Exercise prompt = Write the material out again in full, word for word. Do not include the pictures.

Data extract =
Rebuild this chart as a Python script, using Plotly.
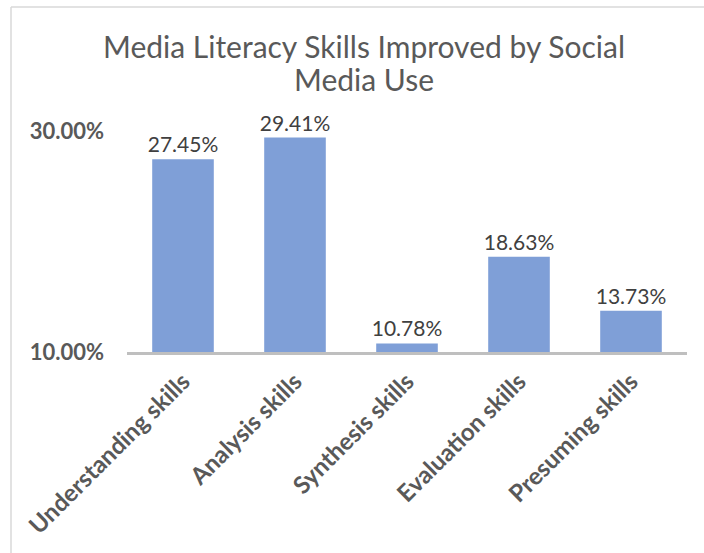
import plotly.graph_objects as go

categories = ["Understanding skills", "Analysis skills", "Synthesis skills",
              "Evaluation skills", "Presuming skills"]
values = [27.45, 29.41, 10.78, 18.63, 13.73]
tick_vals = [10, 30]
tick_text = ["10.00%", "30.00%"]
title_lines = ["Media Literacy Skills Improved by Social", "Media Use"]

W, H = 704, 553
L, R, T, B = 127, 17, 131, 201
pw, ph = W - L - R, H - T - B

font_family = "Lato, 'Open Sans', sans-serif"

fig = go.Figure(go.Bar(
    x=categories,
    y=values,
    marker=dict(color="#7F9FD7", line=dict(width=0)),
    width=0.55,
    text=[f"{v:.2f}%" for v in values],
    textposition="outside",
    constraintext="none",
    textfont=dict(size=21, color="#404040", family=font_family),
    cliponaxis=False,
))

# outer chart frame (top and left edges)
fx0 = (11 - L) / pw
fy1 = (H - B - 7) / ph
fig.add_shape(type="line", xref="paper", yref="paper", x0=fx0, x1=(W + 5 - L) / pw,
              y0=fy1, y1=fy1, line=dict(color="#D9D9D9", width=1.5))
fig.add_shape(type="line", xref="paper", yref="paper", x0=fx0, x1=fx0,
              y0=fy1, y1=-(B + 5) / ph, line=dict(color="#D9D9D9", width=1.5))

# two-line chart title
for line, yc in zip(title_lines, [46, 79]):
    fig.add_annotation(
        text=line, xref="paper", yref="paper",
        x=(364 - L) / pw, y=(H - B - yc) / ph,
        xanchor="center", yanchor="middle", showarrow=False,
        font=dict(size=30, color="#595959", family=font_family),
    )

fig.update_layout(
    width=W, height=H,
    margin=dict(l=L, r=R, t=T, b=B),
    paper_bgcolor="white", plot_bgcolor="white",
    showlegend=False,
    xaxis=dict(
        tickangle=-45,
        tickfont=dict(size=24, color="#595959", family=font_family, weight="bold"),
        showline=True, linecolor="#BFBFBF", linewidth=3,
        showgrid=False, ticks="", ticklabelstandoff=3,
    ),
    yaxis=dict(
        range=[10, 30],
        tickvals=tick_vals, ticktext=tick_text,
        tickfont=dict(size=22, color="#595959", family=font_family, weight="bold"),
        showgrid=True, gridcolor="#D9D9D9", gridwidth=1,
        zeroline=False, showline=False, ticks="", ticklabelstandoff=22,
    ),
    bargap=0.45,
)

fig.write_html("out.html")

Solution to the exercise =
Rebuild this chart as a Python script, using Plotly.
import plotly.graph_objects as go

categories = ["Understanding skills", "Analysis skills", "Synthesis skills",
              "Evaluation skills", "Presuming skills"]
values = [27.45, 29.41, 10.78, 18.63, 13.73]
tick_vals = [10, 30]
tick_text = ["10.00%", "30.00%"]
title_lines = ["Media Literacy Skills Improved by Social", "Media Use"]

W, H = 704, 553
L, R, T, B = 127, 17, 131, 201
pw, ph = W - L - R, H - T - B

font_family = "Lato, 'Open Sans', sans-serif"

fig = go.Figure(go.Bar(
    x=categories,
    y=values,
    marker=dict(color="#7F9FD7", line=dict(width=0)),
    width=0.55,
    text=[f"{v:.2f}%" for v in values],
    textposition="outside",
    constraintext="none",
    textfont=dict(size=21, color="#404040", family=font_family),
    cliponaxis=False,
))

# outer chart frame (top and left edges)
fx0 = (11 - L) / pw
fy1 = (H - B - 7) / ph
fig.add_shape(type="line", xref="paper", yref="paper", x0=fx0, x1=(W + 5 - L) / pw,
              y0=fy1, y1=fy1, line=dict(color="#D9D9D9", width=1.5))
fig.add_shape(type="line", xref="paper", yref="paper", x0=fx0, x1=fx0,
              y0=fy1, y1=-(B + 5) / ph, line=dict(color="#D9D9D9", width=1.5))

# two-line chart title
for line, yc in zip(title_lines, [46, 79]):
    fig.add_annotation(
        text=line, xref="paper", yref="paper",
        x=(364 - L) / pw, y=(H - B - yc) / ph,
        xanchor="center", yanchor="middle", showarrow=False,
        font=dict(size=30, color="#595959", family=font_family),
    )

fig.update_layout(
    width=W, height=H,
    margin=dict(l=L, r=R, t=T, b=B),
    paper_bgcolor="white", plot_bgcolor="white",
    showlegend=False,
    xaxis=dict(
        tickangle=-45,
        tickfont=dict(size=24, color="#595959", family=font_family, weight="bold"),
        showline=True, linecolor="#BFBFBF", linewidth=3,
        showgrid=False, ticks="", ticklabelstandoff=3,
    ),
    yaxis=dict(
        range=[10, 30],
        tickvals=tick_vals, ticktext=tick_text,
        tickfont=dict(size=22, color="#595959", family=font_family, weight="bold"),
        showgrid=True, gridcolor="#D9D9D9", gridwidth=1,
        zeroline=False, showline=False, ticks="", ticklabelstandoff=22,
    ),
    bargap=0.45,
)

fig.write_html("out.html")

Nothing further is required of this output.